The finding, from researchers at Beijing University of Posts and Telecommunications and Nankai University in a paper accepted to ICML 2026, traces the problem to how these models learn. The dominant training method for tool-using AI — reinforcement learning from verified rewards, or RLVR — rewards only whether the final answer was correct, never whether the path to get there involved unnecessary work. Call a calculator for 2+2, get the right answer, and the model learns calculators are good for 2+2. It does not learn it did not need one. The training signal never says: you spent effort on something you did not need to do.
The knowledge illusion is the mechanism. Models hallucinate their own knowledge boundaries, calling external tools even for problems they could solve internally. On average, models invoke tools 0.93 times per query even when no external assistance is needed. By the end of RLVR training, models show a 65 percent increase in tool-call turns relative to their base versions. Frontier models achieve only 80.2 percent accuracy at detecting when a tool is genuinely irrelevant, meaning nearly one in five tool calls is spurious. Among open-source models, the Llama series is hit hardest: invoking tools on simple internal-knowledge problems incurs a 49.15 percent performance penalty. The tool actively damages the answer.
The practical consequence matches what practitioners are seeing in production. Serhii P, an AI agent developer, described the pattern in a widely shared post on DEV Community eight days ago — engineers building elaborate machinery around the model, custom orchestration layers, hand-rolled retry logic, and massive tool routing systems, all to solve problems the LLM was already solving if you just let it. The routing infrastructure is not wrong. But it treats a symptom while the cause — a training signal that never encoded strategy costs — remains embedded in every model fine-tuned with RLVR.

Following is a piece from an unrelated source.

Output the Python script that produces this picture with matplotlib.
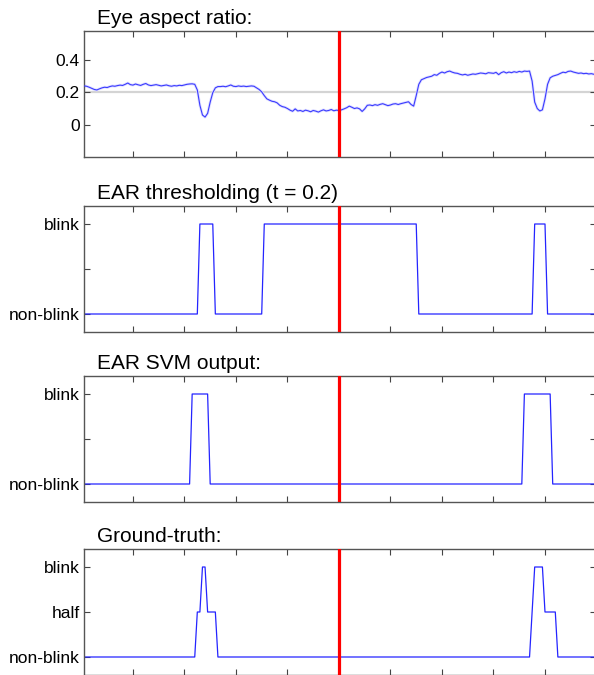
import numpy as np
import matplotlib
matplotlib.use("Agg")
import matplotlib.pyplot as plt

plt.rcParams['font.family'] = ['Liberation Sans', 'DejaVu Sans']

# frame numbers 1..200
frames = np.arange(1, 201)

# eye aspect ratio per frame
ear = [
    0.240, 0.238, 0.232, 0.225, 0.218, 0.215, 0.222, 0.228, 0.232, 0.230,
    0.236, 0.240, 0.238, 0.242, 0.245, 0.243, 0.250, 0.258, 0.248, 0.245,
    0.252, 0.247, 0.243, 0.250, 0.255, 0.246, 0.242, 0.245, 0.248, 0.244,
    0.240, 0.243, 0.246, 0.241, 0.238, 0.242, 0.240, 0.244, 0.242, 0.246,
    0.250, 0.252, 0.253, 0.250, 0.215, 0.120, 0.060, 0.047, 0.070, 0.140,
    0.198, 0.228, 0.236, 0.236, 0.238, 0.235, 0.240, 0.246, 0.238, 0.236,
    0.240, 0.237, 0.239, 0.236, 0.238, 0.240, 0.238, 0.228, 0.218, 0.203,
    0.180, 0.160, 0.152, 0.145, 0.142, 0.135, 0.120, 0.112, 0.108, 0.100,
    0.090, 0.083, 0.098, 0.085, 0.088, 0.082, 0.090, 0.086, 0.080, 0.088,
    0.084, 0.078, 0.086, 0.092, 0.085, 0.088, 0.094, 0.086, 0.090, 0.088,
    0.092, 0.098, 0.105, 0.115, 0.108, 0.100, 0.104, 0.098, 0.082, 0.098,
    0.120, 0.122, 0.118, 0.124, 0.120, 0.126, 0.130, 0.124, 0.118, 0.122,
    0.128, 0.130, 0.125, 0.130, 0.134, 0.138, 0.142, 0.125, 0.115, 0.180,
    0.250, 0.278, 0.285, 0.292, 0.296, 0.300, 0.310, 0.306, 0.318, 0.326,
    0.320, 0.328, 0.332, 0.325, 0.320, 0.318, 0.312, 0.308, 0.312, 0.306,
    0.310, 0.314, 0.312, 0.316, 0.320, 0.318, 0.315, 0.322, 0.320, 0.318,
    0.324, 0.310, 0.322, 0.328, 0.320, 0.326, 0.322, 0.328, 0.324, 0.330,
    0.326, 0.332, 0.330, 0.332, 0.270, 0.140, 0.100, 0.085, 0.092, 0.160,
    0.250, 0.290, 0.300, 0.305, 0.310, 0.318, 0.325, 0.322, 0.330, 0.332,
    0.326, 0.322, 0.318, 0.320, 0.316, 0.318, 0.314, 0.316, 0.312, 0.314,
]
ear_threshold = 0.2

# blink intervals (first frame, last frame)
thresh_blinks = [(46, 51), (71, 130), (176, 180)]
svm_blinks = [(43, 49), (172, 182)]

# ground truth: non-zero frames and their values
gt_frames = [45, 46, 47, 48, 49, 50, 51, 52,
             175, 176, 177, 178, 179, 180, 181, 182, 183, 184]
gt_values = [0.5, 0.5, 1, 1, 0.5, 0.5, 0.5, 0.5,
             0.5, 1, 1, 1, 1, 0.5, 0.5, 0.5, 0.5, 0.5]

current_frame = 100
titles = ['Eye aspect ratio:', 'EAR thresholding (t = 0.2)',
          'EAR SVM output:', 'Ground-truth:']


def blink_series(intervals):
    s = np.zeros(len(frames))
    for a, b in intervals:
        s[(frames >= a) & (frames <= b)] = 1
    return s


thresh = blink_series(thresh_blinks)
svm = blink_series(svm_blinks)
gt = np.zeros(len(frames))
for f, v in zip(gt_frames, gt_values):
    gt[f - 1] = v

W, H = 594, 675
fig = plt.figure(figsize=(W / 100, H / 100), dpi=100)

# axes boxes in pixels: (top, bottom)
boxes = [(31, 157), (206, 332), (376, 502), (549, 675)]
x0, x1 = 84, 596.5

blue = '#2424ff'
axes = []
for (top, bot) in boxes:
    ax = fig.add_axes([x0 / W, 1 - bot / H, (x1 - x0) / W, (bot - top) / H])
    axes.append(ax)

for ax, t in zip(axes, titles):
    ax.set_xlim(1, 200)
    ax.set_xticks(np.arange(20, 201, 20))
    ax.set_xticklabels([])
    ax.tick_params(direction='in', top=True, right=True, length=4,
                   width=0.8, color='#444444', labelsize=12.5, pad=3)
    for sp in ax.spines.values():
        sp.set_color('#555555')
        sp.set_linewidth(1.0)
    ax.axvline(current_frame, color='#ff0000', lw=2.3, zorder=5)
    ax.text(0.025, 1 + 7 / 126, t, transform=ax.transAxes, fontsize=15,
            ha='left', va='baseline')

# eye aspect ratio
ax = axes[0]
ax.axhline(ear_threshold, color='#d4d4d4', lw=1.6, zorder=1)
ax.plot(frames, ear, color='#e0e0ff', lw=2.0, zorder=2)
ax.plot(frames, ear, color='#3a3aff', lw=0.8, zorder=3)
ax.set_ylim(-0.2, 0.58)
ax.set_yticks([0, 0.2, 0.4])
ax.set_yticklabels(['0', '0.2', '0.4'])

for ax, s in zip(axes[1:3], [thresh, svm]):
    ax.plot(frames, s, color=blue, lw=0.9)
    ax.set_ylim(-0.2, 1.2)
    ax.set_yticks([0, 0.5, 1])
    ax.set_yticklabels(['non-blink', '', 'blink'])

ax = axes[3]
ax.plot(frames, gt, color=blue, lw=0.9)
ax.set_ylim(-0.2, 1.2)
ax.set_yticks([0, 0.5, 1])
ax.set_yticklabels(['non-blink', 'half', 'blink'])

fig.savefig('out.png', dpi=100)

The paper proposes two fixes. Knowledge-aware direct preference optimization teaches models to distinguish between questions they can answer internally and questions that genuinely require external information. Applied to a 32-billion-parameter model, it reduced unnecessary tool calls by 82.8 percent while improving accuracy by 3 percent. A second approach using balanced reward signals, penalizing unnecessary tool calls regardless of whether the final answer was correct, cut unnecessary calls by 60 to 67 percent without accuracy loss.

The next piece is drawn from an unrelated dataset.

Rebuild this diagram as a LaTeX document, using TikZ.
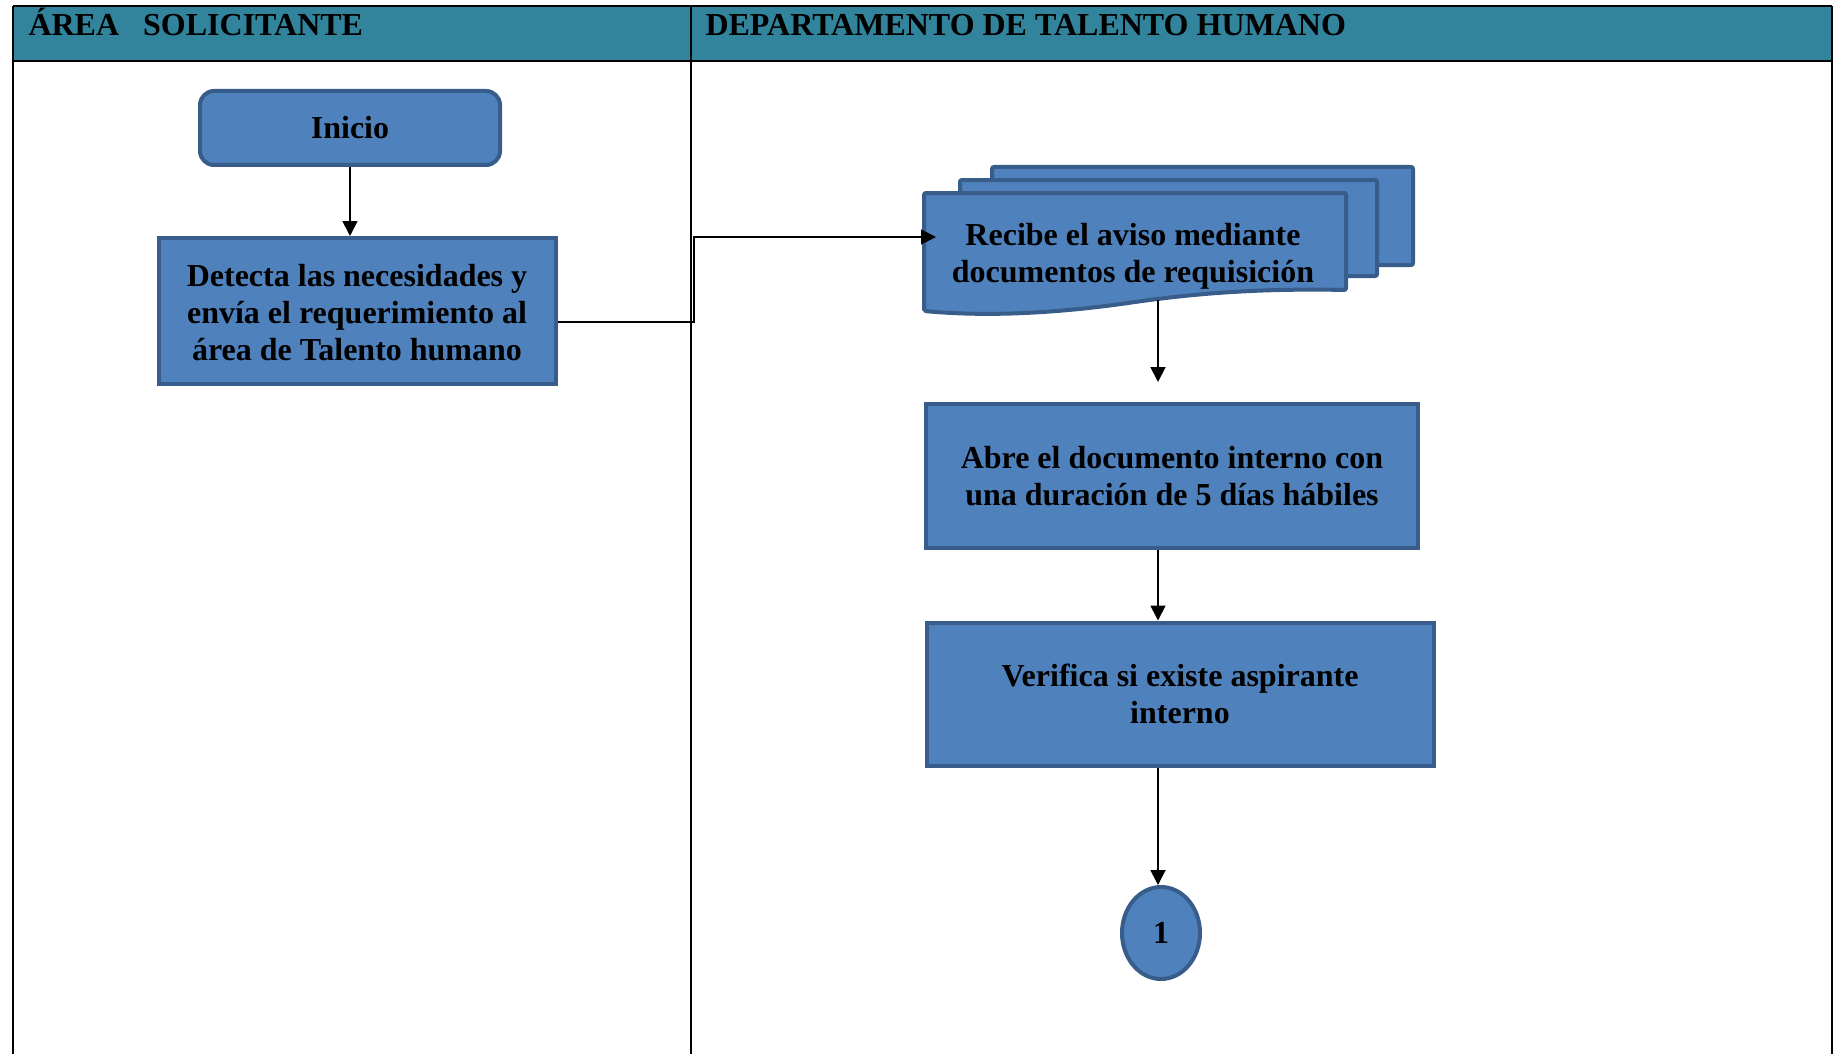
\documentclass[tikz,border=0pt]{standalone}
\usepackage{fontspec}
\setmainfont{Liberation Serif}
\usetikzlibrary{arrows.meta,shapes.geometric}
\definecolor{cabecera}{HTML}{31849B}
\definecolor{relleno}{HTML}{4F81BD}
\definecolor{borde}{HTML}{385D8A}

\begin{document}
\begin{tikzpicture}[x=1pt, y=-1pt,
    every node/.style={font=\fontsize{32}{37}\selectfont\bfseries},
    proceso/.style={draw=borde, fill=relleno, line width=4pt, align=center, inner sep=0pt},
    hoja/.style={draw=borde, fill=relleno, line width=4pt, rounded corners=2pt},
    flecha/.style={-{Triangle[length=15pt,width=15pt]}, line width=1.8pt}]
  \useasboundingbox (0,0) rectangle (1834,1054);
  % header row
  \fill[cabecera] (13,6) rectangle (1832,61);
  \draw[line width=2pt] (13,6) -- (1832,6);
  \draw[line width=2.5pt] (13,61) -- (1832,61);
  % lane borders
  \draw[line width=1.5pt] (13,6) -- (13,1054);
  \draw[line width=1.5pt] (691,6) -- (691,1054);
  \draw[line width=1.5pt] (1832,6) -- (1832,1054);
  \node[anchor=base west] (solicitante) at (25,36) {ÁREA\ \ \ SOLICITANTE};
  \node[anchor=base west] (talento) at (702,36) {DEPARTAMENTO DE TALENTO HUMANO};

  % left lane
  \node[proceso, rounded corners=14pt, minimum width=300pt, minimum height=74pt] (inicio) at (350,128) {Inicio};
  \node[proceso, minimum width=397pt, minimum height=146pt] (detecta) at (357,311)
    {\strut Detecta las necesidades y\\envía el requerimiento al\\área de Talento humano};

  % stacked documents
  \draw[hoja] (992,167) rectangle (1413,265);
  \draw[hoja] (960,180) rectangle (1377,276);
  \draw[hoja] (924,193) -- (1346,193) -- (1346,290)
    .. controls (1250,288) and (1185,295) .. (1135,302)
    .. controls (1060,313) and (990,317) .. (924,311) -- cycle;
  \node[align=center] (recibe) at (1133,256) {Recibe el aviso mediante\\documentos de requisición};

  % right lane
  \node[proceso, minimum width=492pt, minimum height=144pt] (abre) at (1172,476)
    {Abre el documento interno con\\una duración de 5 días hábiles};
  \node[proceso, minimum width=507pt, minimum height=143pt] (verifica) at (1180,694)
    {Verifica si existe aspirante\\interno};
  \node[proceso, ellipse, minimum width=78pt, minimum height=92pt] (uno) at (1161,933) {1};

  % connectors
  \coordinate (quiebre) at (694,237);
  \coordinate (entrada) at (936,237);
  \coordinate (salida) at (1158,300);
  \draw[flecha] (inicio.south) -- (inicio.south |- detecta.north);
  \draw[flecha] ([yshift=-11pt]detecta.east) -| (quiebre) -- (entrada);
  \draw[flecha, shorten >=20pt] (salida) -- (abre.north -| salida);
  \draw[flecha] (abre.south -| salida) -- (verifica.north -| salida);
  \draw[flecha] (verifica.south -| salida) -- (uno.north -| salida);
\end{tikzpicture}
\end{document}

Both fixes require retraining from scratch. Neither has been independently tested outside the authors' benchmarks. The experiments run on math reasoning tasks, and whether the findings generalize to real-world agent systems that combine code execution, web search, and API calls in unpredictable sequences is an open question. Retraining is expensive and disruptive for teams that have already shipped agent products.
What is not an open question is where the failure originates. Every agent deployed today that was fine-tuned with reinforcement learning from verified rewards runs on a training signal that never encoded strategy costs. Better routing infrastructure cannot fix it. The gap is structural.